I found some old memories to round out a plot point for book four. Before, I had a strong idea of what the high point will be, but no clue as to how the characters would get there. That's sorted now. I had removed a bunch of private LJ entries from here for the sake of moving on from something in the past, and then I saved them in a couple of Word documents. After re-reading them, while listening to this song that spoke so much of my life at the time, I found these missing pieces that I needed for this manuscript.
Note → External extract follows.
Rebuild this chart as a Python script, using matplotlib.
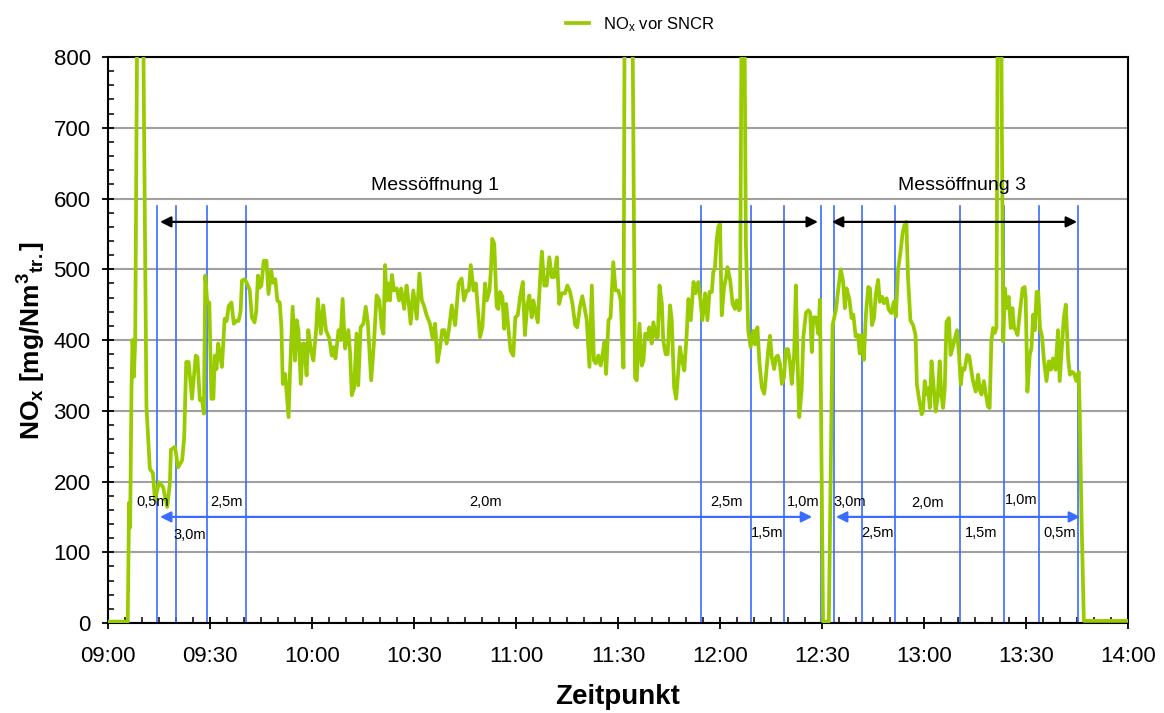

At that time, I was broken, yet determined to stay on my path. The musical metaphor in this song that speaks to Antonio Vivadi's "Winter" and the blizzard there--that's what I felt all the time. The melancholic strings felt a lot like me passing through the days, the hours, the minutes, and feeling that wait with such agony. It was a constant flurry, a constant storm of conflicting emotions, although one prevailed above all else: to not run away from the uncertainty and the pain. Before this point, I didn't think I had it in me to stay so devoted to a cause that had no guaranteed outcome. Everything seemed bad. I was pessimistic most of the time. I didn't think that it would work out, and in the immediate aftermath and for a few years afterward, it didn't work out. I don't regret what I did because I learned that I do have it in me to be that way when it matters most.
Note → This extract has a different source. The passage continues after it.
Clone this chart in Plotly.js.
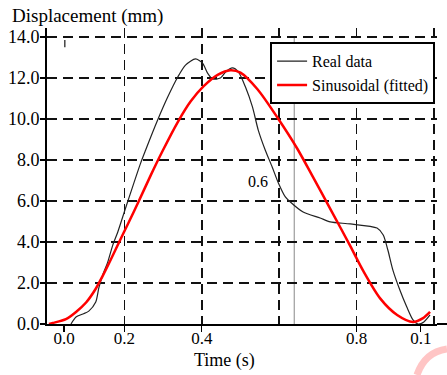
<!DOCTYPE html>
<html>
<head>
<meta charset="utf-8">
<script src="https://cdn.plot.ly/plotly-3.0.1.min.js"></script>
<style>html,body{margin:0;padding:0;background:#fff;}#chart{width:447px;height:375px;}</style>
</head>
<body>
<div id="chart"></div>
<script>
// Real data (black)
const timeReal = [0.062,0.075,0.093,0.108,0.126,0.134,0.144,0.157,0.170,0.183,0.204,0.242,0.255,0.286,0.312,0.338,0.358,0.384,0.402,0.415,0.428,0.448,0.462,0.479,0.495,0.513,0.531,0.546,0.564,0.582,0.598,0.616,0.629,0.662,0.706,0.732,0.784,0.853,0.869,0.881,0.894,0.912,0.930,0.946,0.959,0.974,0.990];
const dispReal = [0.0,0.34,0.49,0.63,1.07,1.76,2.39,3.02,3.85,4.49,5.71,7.85,8.49,9.95,11.07,12.05,12.63,12.93,12.73,12.24,11.95,12.0,12.3,12.49,12.29,11.56,10.59,9.46,8.49,7.66,6.88,6.20,5.95,5.46,5.17,4.98,4.88,4.68,4.34,3.61,2.63,1.66,0.83,0.20,0.0,0.10,0.44];
// Sinusoidal fit (red)
const timeFit = [0.005,0.015,0.049,0.075,0.101,0.126,0.144,0.165,0.186,0.211,0.235,0.268,0.299,0.338,0.371,0.405,0.441,0.474,0.500,0.544,0.598,0.647,0.688,0.737,0.784,0.817,0.861,0.905,0.946,0.972,0.990];
const dispFit = [0.0,0.05,0.24,0.59,1.05,1.72,2.35,3.15,3.98,4.95,5.9,7.25,8.45,9.85,10.85,11.6,12.15,12.38,12.26,11.45,10.0,8.55,7.15,5.45,3.8,2.6,1.25,0.44,0.10,0.29,0.59];

const yTickVals = [0,2,4,6,8,10,12,14];
const yTickText = ['0.0','2.0','4.0','6.0','8.0','10.0','12.0','14.0'];
const xGridVals = [0.2,0.4,0.6,0.8,1.0];
const xTickVals = [0.044,0.2,0.4,0.8,0.966];
const xTickText = ['0.0','0.2','0.4','0.8','0.1'];
const floatLabel = {text:'0.6', t:0.546, v:6.93};
const markerLineT = 0.639;

const serif = "'Liberation Serif', 'Times New Roman', serif";

const traces = [
  {x: timeReal, y: dispReal, type:'scatter', mode:'lines', name:'Real data',
   line:{color:'#222', width:1.2, shape:'spline', smoothing:0.7}},
  {x: timeFit, y: dispFit, type:'scatter', mode:'lines', name:'Sinusoidal (fitted)',
   line:{color:'#ff0000', width:2.5, shape:'spline', smoothing:0.8}},
  {x: [], y: [], xaxis:'x2', yaxis:'y', type:'scatter', mode:'lines', showlegend:false, hoverinfo:'skip'}
];

const layout = {
  width:447, height:375,
  margin:{l:47, r:10, t:28, b:51, pad:0},
  paper_bgcolor:'#fff', plot_bgcolor:'#fff',
  font:{family:serif, color:'#000'},
  title:{text:'Displacement (mm)', font:{family:serif, size:19, color:'#000'},
         x:12/447, xanchor:'left', xref:'container', y:1-15/375, yanchor:'middle', yref:'container'},
  showlegend:true,
  legend:{x:0.572, y:0.952, xanchor:'left', yanchor:'top', bgcolor:'#fff',
          bordercolor:'#000', borderwidth:2, tracegroupgap:0,
          font:{family:serif, size:16, color:'#000'}},
  xaxis:{range:[0,1.008], tickmode:'array', tickvals:xGridVals, showticklabels:false, ticks:'',
         showgrid:true, gridcolor:'#111', gridwidth:1.5, griddash:'10px,6px',
         zeroline:false, showline:true, linecolor:'#000', linewidth:2},
  xaxis2:{range:[0,1.008], overlaying:'x', anchor:'y', side:'bottom', tickmode:'array',
          tickvals:xTickVals, ticktext:xTickText, ticks:'outside', ticklen:7, tickwidth:1.2, tickcolor:'#000',
          ticklabelstandoff:-8,
          showgrid:false, zeroline:false, showline:false,
          tickfont:{family:serif, size:17, color:'#000'}},
  yaxis:{range:[0,14.44], tickmode:'array', tickvals:yTickVals, ticktext:yTickText,
         ticks:'outside', ticklen:5, tickwidth:1.5, tickcolor:'#000', ticklabelstandoff:-3,
         showgrid:true, gridcolor:'#111', gridwidth:1.5, griddash:'10px,6px',
         zeroline:false, showline:true, linecolor:'#000', linewidth:2,
         tickfont:{family:serif, size:18, color:'#000'}},
  annotations:[
    {text:floatLabel.text, x:floatLabel.t, y:floatLabel.v, xref:'x', yref:'y', showarrow:false,
     font:{family:serif, size:16, color:'#000'}, bgcolor:'rgba(255,255,255,0)'},
    {text:'Time (s)', x:(224-47)/390, y:(324-360)/296, xref:'paper', yref:'paper', showarrow:false,
     xanchor:'center', yanchor:'middle', font:{family:serif, size:18, color:'#000'}}
  ],
  shapes:[
    {type:'line', xref:'x', yref:'y', x0:markerLineT, x1:markerLineT, y0:0, y1:14, layer:'below',
     line:{color:'#888', width:1}},
    {type:'line', xref:'x', yref:'y', x0:0.046, x1:0.046, y0:13.5, y1:13.85,
     line:{color:'#444', width:1.5}},
    {type:'line', xref:'paper', yref:'paper', x0:1, x1:(447-47)/390, y0:0, y1:0,
     line:{color:'#000', width:2}},
    {type:'path', xref:'paper', yref:'paper',
     path:'M 0.9487 -0.1723 Q 0.969 -0.0946 1.0256 -0.0845',
     line:{color:'rgba(255,90,90,0.35)', width:7}}
  ]
};

Plotly.newPlot('chart', traces, layout, {staticPlot:true, displayModeBar:false});
</script>
</body>
</html>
I can give this to one of my characters at this point in the story that I had blanks with.
This song is a tango.
Oh... I just remembered:
Back in college, I used to spend after hours helping one of my friends with ballroom dancing, mainly tango and rumba. I lead her while she followed. She and I would get dressed up for this, too. I wore a button-down shirt, slacks and men's dress shoes while she wore a dress and heels. I was focused on perfecting the dances for my girlfriend at the time, though. A few jocks walked by the studio we were in and made some loud jokes about us dating. They had no idea. My friend and I were annoyed; we ignored it.
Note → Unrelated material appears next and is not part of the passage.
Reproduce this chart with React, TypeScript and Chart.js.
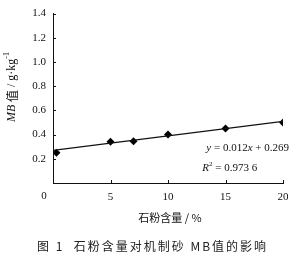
import React, { useEffect, useRef } from "react";
import { Chart, registerables } from "chart.js";

Chart.register(...registerables);

const stoneContent = [0.3, 5, 7, 10, 15, 20];
const mbValues = [0.25, 0.34, 0.345, 0.4, 0.45, 0.5];
const fitSlope = 0.012;
const fitIntercept = 0.269;
const fitRange = [0, 20];
const yTicks = [0.2, 0.4, 0.6, 0.8, 1.0, 1.2, 1.4];
const xTicks = [0, 5, 10, 15, 20];

const SERIF = '"Liberation Serif", "DejaVu Serif", serif';
const CJK = '"Noto Sans CJK SC", sans-serif';

const decorPlugin = {
  id: "decor",
  afterDraw(chart: any) {
    const ctx = chart.ctx as CanvasRenderingContext2D;
    const xs = chart.scales.x;
    const ys = chart.scales.y;
    const area = chart.chartArea;
    ctx.save();
    ctx.strokeStyle = "#111";
    ctx.lineWidth = 1;
    // inward tick marks
    ctx.beginPath();
    yTicks.forEach((v) => {
      const py = Math.round(ys.getPixelForValue(v)) + 0.5;
      ctx.moveTo(area.left, py);
      ctx.lineTo(area.left + 3, py);
    });
    xTicks.slice(1).forEach((v) => {
      const px = Math.round(xs.getPixelForValue(v)) + 0.5;
      ctx.moveTo(px, area.bottom);
      ctx.lineTo(px, area.bottom - 3);
    });
    ctx.stroke();

    ctx.fillStyle = "#111";
    ctx.textBaseline = "middle";

    // origin label, offset left as in the reference
    ctx.font = "11px " + SERIF;
    ctx.textAlign = "center";
    ctx.fillText(String(xTicks[0]), xs.getPixelForValue(xTicks[0]) - 9, area.bottom + 13);

    // y axis title (rotated)
    ctx.save();
    ctx.translate(12, 87);
    ctx.rotate(-Math.PI / 2);
    const segs: [string, string, number][] = [
      ["MB", "italic 12px " + SERIF, 0],
      [" 值", "12px " + CJK, 0],
      [" / g·kg", "12px " + SERIF, 0],
      ["-1", "8px " + SERIF, -5],
    ];
    let total = 0;
    segs.forEach(([t, f]) => {
      ctx.font = f;
      total += ctx.measureText(t).width;
    });
    let cx = -total / 2;
    ctx.textAlign = "left";
    segs.forEach(([t, f, dy]) => {
      ctx.font = f;
      ctx.fillText(t, cx, dy);
      cx += ctx.measureText(t).width;
    });
    ctx.restore();

    // x axis title
    ctx.textAlign = "center";
    ctx.font = "11px " + CJK;
    const midX = (area.left + area.right) / 2 + 2;
    ctx.fillText("石粉含量 / %", midX, area.bottom + 35);

    // equation
    const eqRight = xs.getPixelForValue(20) + 6;
    const eqY = ys.getPixelForValue(0.29);
    const eqSegs: [string, string][] = [
      ["y", "italic 11px " + SERIF],
      [" = 0.012", "11px " + SERIF],
      ["x", "italic 11px " + SERIF],
      [" + 0.269", "11px " + SERIF],
    ];
    let w = 0;
    eqSegs.forEach(([t, f]) => {
      ctx.font = f;
      w += ctx.measureText(t).width;
    });
    let ex = eqRight - w;
    ctx.textAlign = "left";
    eqSegs.forEach(([t, f]) => {
      ctx.font = f;
      ctx.fillText(t, ex, eqY);
      ex += ctx.measureText(t).width;
    });
    // R^2
    const rY = ys.getPixelForValue(0.125);
    let rx = eqRight - w - 4;
    ctx.font = "italic 11px " + SERIF;
    ctx.fillText("R", rx, rY);
    rx += ctx.measureText("R").width;
    ctx.font = "7px " + SERIF;
    ctx.fillText("2", rx, rY - 4);
    rx += ctx.measureText("2").width;
    ctx.font = "11px " + SERIF;
    ctx.fillText(" = 0.973 6", rx, rY);

    // caption
    ctx.font = "12px " + CJK;
    (ctx as any).letterSpacing = "2px";
    ctx.textAlign = "left";
    ctx.fillStyle = "#222";
    ctx.fillText("图 1  石粉含量对机制砂 MB值的影响", 37, 246);
    ctx.restore();
  },
};

export default function App() {
  const ref = useRef<HTMLCanvasElement>(null);
  useEffect(() => {
    document.body.style.margin = "0";
    const points = stoneContent.map((x, i) => ({ x, y: mbValues[i] }));
    const fit = fitRange.map((x) => ({ x, y: fitSlope * x + fitIntercept }));
    const chart = new Chart(ref.current!, {
      type: "line",
      data: {
        datasets: [
          {
            data: fit,
            borderColor: "#111",
            borderWidth: 1.2,
            pointRadius: 0,
            showLine: true,
          },
          {
            data: points,
            showLine: false,
            pointStyle: "rectRot",
            pointRadius: 4,
            backgroundColor: "#000",
            borderColor: "#000",
            borderWidth: 0,
          },
        ],
      },
      options: {
        animation: false,
        responsive: false,
        layout: { padding: { left: 0, right: 21, top: 12, bottom: 36 } },
        plugins: { legend: { display: false }, tooltip: { enabled: false } },
        scales: {
          x: {
            type: "linear",
            min: 0,
            max: 20,
            afterBuildTicks: (s: any) => {
              s.ticks = xTicks.map((v) => ({ value: v }));
            },
            afterFit: (s: any) => {
              s.height = 50;
            },
            grid: { drawOnChartArea: false, drawTicks: false },
            border: { color: "#111", width: 1 },
            ticks: {
              padding: 8,
              color: "#111",
              font: { family: SERIF, size: 11 },
              callback: (v: any) => (v === xTicks[0] ? "" : String(v)),
            },
          },
          y: {
            min: 0,
            max: 1.4,
            afterBuildTicks: (s: any) => {
              s.ticks = yTicks.map((v) => ({ value: v }));
            },
            afterFit: (s: any) => {
              s.width = 53;
            },
            grid: { drawOnChartArea: false, drawTicks: false },
            border: { color: "#111", width: 1 },
            ticks: {
              padding: 7,
              color: "#111",
              font: { family: SERIF, size: 11 },
              callback: (v: any) => Number(v).toFixed(1),
            },
          },
        },
      },
      plugins: [decorPlugin],
    });
    return () => chart.destroy();
  }, []);
  return (
    <div style={{ width: 304, height: 269, background: "#fff" }}>
      <canvas ref={ref} width={304} height={269} style={{ display: "block" }} />
    </div>
  );
}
I can adapt those memories to be more romantic and intense for the book. Yeah, I can do that.
I have to keep asking myself, "What's the point?" whenever these things happen. The point so far was to point me back to my Word documents that point out the transformation I went through back then. I know it wasn't some fluke because I pulled that same thing off again at a later time in a different, if similar situation. I found this solid bridge to stand on and write from, without that other malice that had gotten in the way before. It's nice to have more to stand on.
Everything that happens, that matters, will become black and white at some point.
It took a while, but that breaking point for me--its time is finally here.
I was afraid to write from this place. I avoided it; blocked it out before. Just because it was so excruciating and enlightening all at once, I didn't think that I could find anything to relate it with as far as fiction and romance go. Then this puzzle piece snapped in today.
"This is the point!"
I love this moment, moments like these. Everything feels worth it--even the terrible, the unbearable, the impossible at the time.
I think I'll stay quiet about the rest, for now.